More hunger, more food?

Image: Stilleven met vruchten, mes en potlood., Jan Brandes, 1779 - 1785, Rijksmuseum. Used with permission.

Image: Stilleven met vruchten, mes en potlood., Jan Brandes, 1779 - 1785, Rijksmuseum. Used with permission.

You guys you guys! I MADE AN INCREDIBLE DISCOVERY. Idk if your eyes will bug all the way out of your head like mine did. Or if you will roll them so hard at the duh-obviousness of my epiphany that you will hurt yourself. Anyway here it is:

I saw that I can be very, very, very hungry indeed and still not need extra food. These two things: amount of hunger, and amount of food, are not coupled.

They can be coupled, yes. But they needn't be. They can be decoupled. They can come that way, or you can decouple these two things by choice using the power of your brain. And by you I mean me, but also you.

Why did I never really see this before? I've certainly had the experience of being extra hungry and not having extra food in response, probably because it just wasn't available. Which would definitely be a rarity in my world / North America altogether. There is almost always a full pantry or a Whole Foods or a Circle K somewhere nearby.

I think the likely meaning is that the pie chart of my eating habits was always 70% "More! Just more." Being hungry is a handy justification for more.

BUT MORE HUNGRY DOESN'T ACTUALLY HAVE TO MEAN MORE FOOD. The actual meaning of very strong hunger is later food.
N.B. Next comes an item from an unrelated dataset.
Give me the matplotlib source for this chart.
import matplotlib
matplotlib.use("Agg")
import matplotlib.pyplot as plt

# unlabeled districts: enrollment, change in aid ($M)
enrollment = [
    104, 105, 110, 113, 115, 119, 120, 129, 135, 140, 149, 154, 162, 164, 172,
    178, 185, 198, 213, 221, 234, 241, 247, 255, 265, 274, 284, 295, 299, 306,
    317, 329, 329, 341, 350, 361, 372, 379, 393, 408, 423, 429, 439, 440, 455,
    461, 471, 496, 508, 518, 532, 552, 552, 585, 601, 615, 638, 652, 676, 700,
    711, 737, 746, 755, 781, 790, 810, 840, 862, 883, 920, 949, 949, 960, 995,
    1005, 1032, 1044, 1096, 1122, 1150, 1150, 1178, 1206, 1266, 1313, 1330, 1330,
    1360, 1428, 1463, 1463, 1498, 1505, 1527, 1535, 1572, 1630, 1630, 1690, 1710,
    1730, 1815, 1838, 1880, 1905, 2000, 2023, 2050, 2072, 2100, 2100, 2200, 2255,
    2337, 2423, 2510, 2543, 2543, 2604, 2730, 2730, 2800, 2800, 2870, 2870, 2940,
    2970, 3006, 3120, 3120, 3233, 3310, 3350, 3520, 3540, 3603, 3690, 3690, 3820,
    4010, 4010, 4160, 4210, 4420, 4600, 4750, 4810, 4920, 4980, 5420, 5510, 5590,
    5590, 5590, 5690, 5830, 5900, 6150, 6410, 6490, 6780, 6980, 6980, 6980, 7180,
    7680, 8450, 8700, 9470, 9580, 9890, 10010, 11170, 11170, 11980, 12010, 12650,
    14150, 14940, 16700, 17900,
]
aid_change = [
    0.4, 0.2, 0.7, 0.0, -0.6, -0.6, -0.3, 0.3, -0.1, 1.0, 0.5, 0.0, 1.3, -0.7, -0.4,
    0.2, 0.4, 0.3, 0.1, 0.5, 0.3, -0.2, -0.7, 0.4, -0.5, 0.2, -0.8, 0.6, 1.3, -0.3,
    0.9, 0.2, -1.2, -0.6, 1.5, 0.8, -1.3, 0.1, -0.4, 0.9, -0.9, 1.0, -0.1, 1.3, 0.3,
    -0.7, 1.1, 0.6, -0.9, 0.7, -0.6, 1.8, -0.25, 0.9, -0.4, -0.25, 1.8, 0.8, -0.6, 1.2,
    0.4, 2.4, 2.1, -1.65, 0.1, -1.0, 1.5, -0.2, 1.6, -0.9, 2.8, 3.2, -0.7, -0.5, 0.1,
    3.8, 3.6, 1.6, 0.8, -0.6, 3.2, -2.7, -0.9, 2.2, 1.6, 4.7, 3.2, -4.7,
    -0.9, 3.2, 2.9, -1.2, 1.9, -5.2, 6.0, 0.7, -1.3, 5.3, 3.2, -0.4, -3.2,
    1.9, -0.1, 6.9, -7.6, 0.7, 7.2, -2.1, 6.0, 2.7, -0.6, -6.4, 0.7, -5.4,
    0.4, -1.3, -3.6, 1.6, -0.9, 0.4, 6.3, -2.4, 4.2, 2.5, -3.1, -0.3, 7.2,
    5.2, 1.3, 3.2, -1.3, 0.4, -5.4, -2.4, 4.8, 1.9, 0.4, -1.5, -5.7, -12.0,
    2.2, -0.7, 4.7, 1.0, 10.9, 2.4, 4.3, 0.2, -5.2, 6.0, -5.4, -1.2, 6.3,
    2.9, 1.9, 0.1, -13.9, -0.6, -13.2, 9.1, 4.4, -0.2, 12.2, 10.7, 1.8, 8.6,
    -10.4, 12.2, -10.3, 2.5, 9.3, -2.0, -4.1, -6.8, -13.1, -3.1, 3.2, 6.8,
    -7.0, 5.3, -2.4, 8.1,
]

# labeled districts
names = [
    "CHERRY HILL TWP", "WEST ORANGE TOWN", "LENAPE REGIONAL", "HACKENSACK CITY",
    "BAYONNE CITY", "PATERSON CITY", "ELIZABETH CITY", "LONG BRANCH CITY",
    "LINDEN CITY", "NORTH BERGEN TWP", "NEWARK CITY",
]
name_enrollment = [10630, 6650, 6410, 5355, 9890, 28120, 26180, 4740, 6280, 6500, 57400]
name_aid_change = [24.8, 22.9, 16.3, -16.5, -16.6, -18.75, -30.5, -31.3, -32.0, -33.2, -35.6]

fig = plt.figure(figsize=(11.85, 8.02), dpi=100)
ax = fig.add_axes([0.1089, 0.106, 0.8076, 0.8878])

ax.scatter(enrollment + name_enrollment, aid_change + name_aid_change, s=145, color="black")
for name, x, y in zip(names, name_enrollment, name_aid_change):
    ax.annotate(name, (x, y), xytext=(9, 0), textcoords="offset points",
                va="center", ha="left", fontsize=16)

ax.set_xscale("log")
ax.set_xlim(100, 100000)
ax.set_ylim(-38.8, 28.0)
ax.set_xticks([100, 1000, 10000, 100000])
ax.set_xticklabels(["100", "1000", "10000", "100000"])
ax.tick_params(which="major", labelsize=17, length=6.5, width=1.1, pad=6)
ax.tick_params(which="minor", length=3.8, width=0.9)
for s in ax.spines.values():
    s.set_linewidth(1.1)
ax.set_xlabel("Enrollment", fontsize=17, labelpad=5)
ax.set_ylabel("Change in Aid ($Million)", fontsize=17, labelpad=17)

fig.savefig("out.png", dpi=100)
I'm eating later than my body would like me to, and it's letting me know, which is to say no big deal. Everything's in working order.
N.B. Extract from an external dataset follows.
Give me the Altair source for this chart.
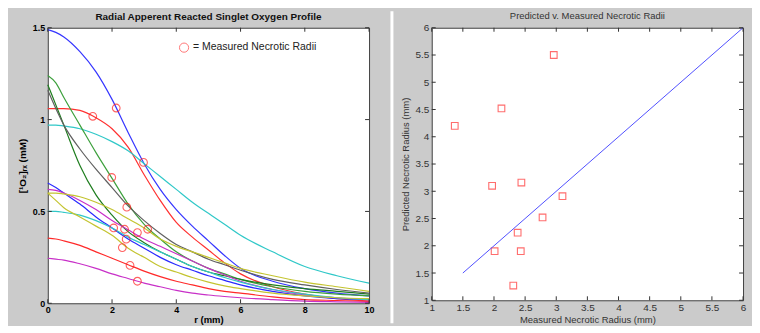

And the same meal will suffice at 9pm that would have served me perfectly at 7:30.

What do you think? Believe? Disbelieve? If you feel like you struggle with hunger, with trying to interpret hunger, trying to manage hunger, trying to eat in accordance with hunger, wishing you had less hunger, I would be really interested to hear from you on this.
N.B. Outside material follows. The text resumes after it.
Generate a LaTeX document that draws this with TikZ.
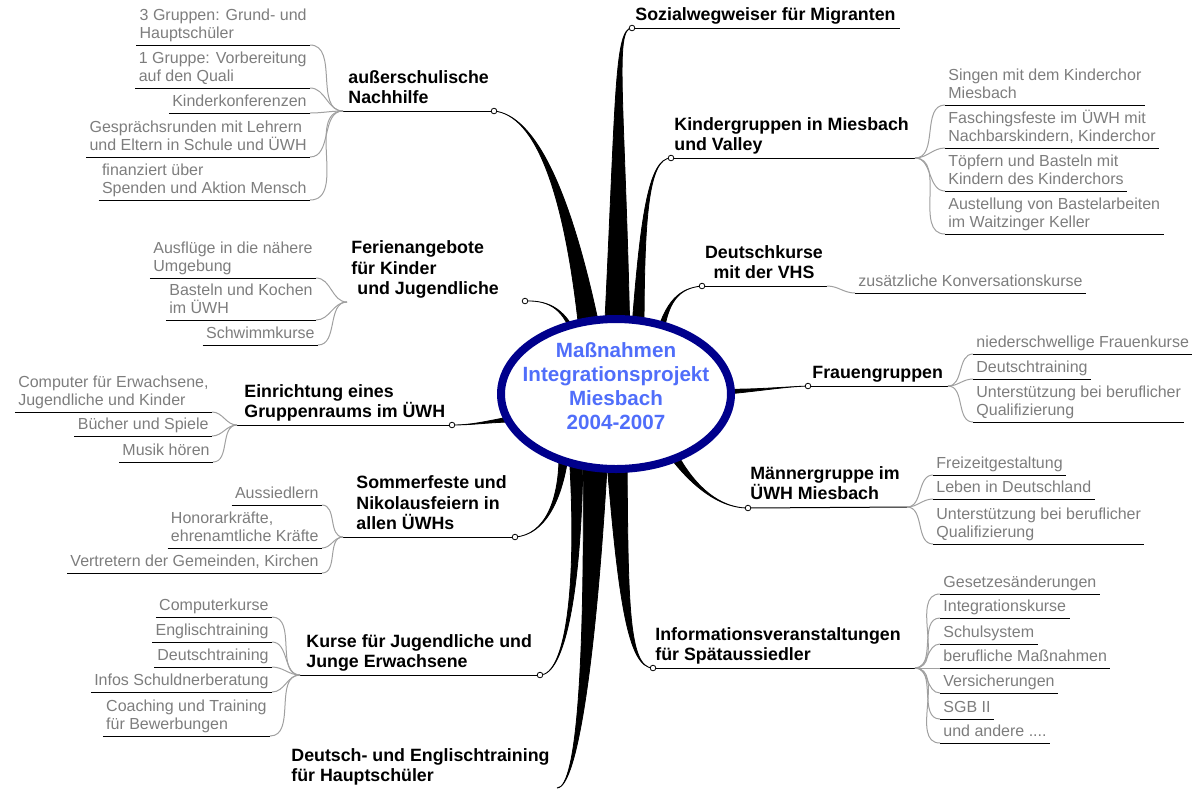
\documentclass[tikz,border=0pt]{standalone}
\usepackage{fontspec}
\setmainfont{Liberation Sans}
\usetikzlibrary{shapes.geometric}
\definecolor{hubblue}{RGB}{0,0,140}
\definecolor{hubtext}{RGB}{80,110,250}
\definecolor{subgray}{RGB}{125,125,125}
\definecolor{twiggray}{RGB}{160,160,160}
\tikzstyle{hub}=[ellipse,draw=hubblue,line width=4pt,fill=white,minimum width=115pt,minimum height=75pt,inner sep=0pt]
\tikzstyle{hubtitle}=[align=center,text=hubtext,font=\fontsize{10.3}{12}\selectfont\bfseries]
\tikzstyle{topic}=[align=left,inner xsep=0pt,inner ysep=0.5pt,font=\fontsize{8.9}{10.2}\selectfont\bfseries,execute at end node=\strut]
\tikzstyle{subtopic}=[align=left,inner xsep=1.5pt,inner ysep=0.3pt,text=subgray,font=\fontsize{8}{9.2}\selectfont,execute at end node=\strut]
\tikzstyle{knob}=[circle,draw=black,fill=white,line width=0.4pt,minimum size=2.8pt,inner sep=0pt]
\tikzstyle{uline}=[black,line width=0.5pt]
\tikzstyle{twig}=[twiggray,line width=0.5pt]
\begin{document}
\begin{tikzpicture}[x=0.5pt,y=-0.5pt]
\useasboundingbox (0,0) rectangle (1199,789);

%Ends and junctions
\coordinate (tA) at (494,111);
\coordinate (tB) at (525,301);
\coordinate (tC) at (452,425);
\coordinate (tD) at (515,537);
\coordinate (tE) at (540,675);
\coordinate (tF) at (557,788);
\coordinate (tG) at (632,28);
\coordinate (tH) at (671,158);
\coordinate (tI) at (702,286);
\coordinate (tJ) at (808,386);
\coordinate (tK) at (748,508);
\coordinate (tL) at (653,668);
\coordinate (jA) at (343,111);
\coordinate (jB) at (347,302);
\coordinate (jC) at (237,425);
\coordinate (jD) at (343,537);
\coordinate (jE) at (300,675);
\coordinate (jG) at (900,28);
\coordinate (jH) at (915,158);
\coordinate (jI) at (827,286);
\coordinate (jJ) at (948,386);
\coordinate (jK) at (907,507);
\coordinate (jL) at (915,668);

%Branches
  \foreach \tip/\ca/\cb/\cc/\bl/\br in {{tA/(535,115)/(565,190)/(572,190)/(580,340)/(602,340)}, {tB/(550,300)/(565,310)/(567,310)/(573,340)/(579,340)}, {tC/(475,425)/(490,420)/(490,422)/(515,416)/(515,422)}, {tD/(545,535)/(560,500)/(563,500)/(559,450)/(569,450)}, {tE/(565,675)/(578,590)/(582,590)/(569,450)/(583,450)}, {tF/(578,788)/(585,650)/(597,650)/(583,450)/(608,450)}, {tG/(614,28)/(616,100)/(625,100)/(604,340)/(630,340)}, {tH/(648,158)/(640,220)/(644,220)/(631,340)/(644,340)}, {tI/(680,288)/(665,300)/(667,300)/(655,340)/(663,340)}, {tJ/(780,387)/(755,390)/(755,392)/(715,389)/(715,395)}, {tK/(715,508)/(685,480)/(688,479)/(661,445)/(671,441)}, {tL/(628,668)/(618,600)/(628,600)/(606,450)/(627,450)}}
          \filldraw[line width=0.4pt] (\tip) .. controls \ca and \cb .. \bl -- \br .. controls \cc and \ca .. (\tip);

%Center
\node[hub] (projekt) at (616,394) {};
\node[hubtitle] (projekttitel) at (616,386) {Maßnahmen\\Integrationsprojekt\\Miesbach\\2004-2007};

%Main topics
    \foreach \pos/\name/\txt in {{(348,111)/nA/{außerschulische\\Nachhilfe}}, {(351,302)/nB/{Ferienangebote\\für Kinder\\\hspace{3pt}und Jugendliche}}, {(244,425)/nC/{Einrichtung eines\\Gruppenraums im ÜWH}}, {(356,537)/nD/{Sommerfeste und\\Nikolausfeiern in\\allen ÜWHs}}, {(306,675)/nE/{Kurse für Jugendliche und\\Junge Erwachsene}}, {(291,789)/nF/{Deutsch- und Englischtraining\\für Hauptschüler}}, {(635,28)/nG/{Sozialwegweiser für Migranten}}, {(674,158)/nH/{Kindergruppen in Miesbach\\und Valley}}, {(812,386)/nJ/{Frauengruppen}}, {(750,507)/nK/{Männergruppe im\\ÜWH Miesbach}}, {(655,668)/nL/{Informationsveranstaltungen\\für Spätaussiedler}}}
        \node[topic,anchor=south west] (\name) at \pos {\txt};
\node[topic,align=center,anchor=south] (nI) at (764,286) {Deutschkurse\\mit der VHS};
  \foreach \a/\b in {jA/tA, jC/tC, jD/tD, jE/tE, tG/jG, tH/jH, tI/jI, tJ/jJ, tK/jK, tL/jL}
          \draw[uline] (\a) -- (\b);
  \foreach \name in {A,B,C,D,E,G,H,I,J,K,L}
          \node[knob] (k\name) at (t\name) {};

%Left subtopics
    \foreach \pos/\name/\txt in {{(310,45)/a1/{3 Gruppen: Grund- und\\Hauptschüler}}, {(310,88)/a2/{1 Gruppe: Vorbereitung\\auf den Quali}}, {(310,113)/a3/{Kinderkonferenzen}}, {(310,157)/a4/{Gesprächsrunden mit Lehrern\\und Eltern in Schule und ÜWH}}, {(310,200)/a5/{finanziert über\\Spenden und Aktion Mensch}},
      {(316,278)/b1/{Ausflüge in die nähere\\Umgebung}}, {(316,320)/b2/{Basteln und Kochen\\im ÜWH}}, {(318,345)/b3/{Schwimmkurse}},
      {(212,412)/c1/{Computer für Erwachsene,\\Jugendliche und Kinder}}, {(212,436)/c2/{Bücher und Spiele}}, {(213,462)/c3/{Musik hören}},
      {(322,505)/d1/{Aussiedlern}}, {(322,548)/d2/{Honorarkräfte,\\ehrenamtliche Kräfte}}, {(322,573)/d3/{Vertretern der Gemeinden, Kirchen}},
      {(272,617)/e1/{Computerkurse}}, {(272,642)/e2/{Englischtraining}}, {(272,667)/e3/{Deutschtraining}}, {(272,692)/e4/{Infos Schuldnerberatung}}, {(270,736)/e5/{Coaching und Training\\für Bewerbungen}}}
        \node[subtopic,anchor=south east] (\name) at \pos {\txt};
  \foreach \source/\dest in {jA/a1, jA/a2, jA/a3, jA/a4, jA/a5, jB/b1, jB/b2, jB/b3, jC/c1, jC/c2, jC/c3, jD/d1, jD/d2, jD/d3, jE/e1, jE/e2, jE/e3, jE/e4, jE/e5}
          \draw[twig] (\source) to[out=180,in=0] (\dest.south east);

%Right subtopics
    \foreach \pos/\name/\txt in {{(945,105)/h1/{Singen mit dem Kinderchor\\Miesbach}}, {(945,148)/h2/{Faschingsfeste im ÜWH mit\\Nachbarskindern, Kinderchor}}, {(945,191)/h3/{Töpfern und Basteln mit\\Kindern des Kinderchors}}, {(945,234)/h4/{Austellung von Bastelarbeiten\\im Waitzinger Keller}},
      {(855,293)/i1/{zusätzliche Konversationskurse}},
      {(973,354)/j1/{niederschwellige Frauenkurse}}, {(973,379)/j2/{Deutschtraining}}, {(973,422)/j3/{Unterstützung bei beruflicher\\Qualifizierung}},
      {(933,475)/k1/{Freizeitgestaltung}}, {(933,499)/k2/{Leben in Deutschland}}, {(933,544)/k3/{Unterstützung bei beruflicher\\Qualifizierung}},
      {(940,594)/l1/{Gesetzesänderungen}}, {(940,618)/l2/{Integrationskurse}}, {(940,644)/l3/{Schulsystem}}, {(940,668)/l4/{berufliche Maßnahmen}}, {(940,693)/l5/{Versicherungen}}, {(940,719)/l6/{SGB II}}, {(940,743)/l7/{und andere ....}}}
        \node[subtopic,anchor=south west] (\name) at \pos {\txt};
  \foreach \source/\dest in {jH/h1, jH/h2, jH/h3, jH/h4, jI/i1, jJ/j1, jJ/j2, jJ/j3, jK/k1, jK/k2, jK/k3, jL/l1, jL/l2, jL/l3, jL/l4, jL/l5, jL/l6, jL/l7}
          \draw[twig] (\source) to[out=0,in=180] (\dest.south west);

%Underlines
  \foreach \name in {a1,a2,a3,a4,a5,b1,b2,b3,c1,c2,c3,d1,d2,d3,e1,e2,e3,e4,e5,h1,h2,h3,h4,i1,j1,j2,j3,k1,k2,k3,l1,l2,l3,l4,l5,l6,l7}
          \draw[uline] (\name.south west) -- (\name.south east);

\end{tikzpicture}
\end{document}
I've been telling clients for the past few years to eat on a schedule and let their hunger regulate itself around that, rather than trying to eat in response to hunger (which is what Intuitive Eating teaches, and which I think is backwards, because it just feeds the "more" monster). But now I am thinking maybe I haven't gone far enough in saying hunger isn't anything like as important as we treat it.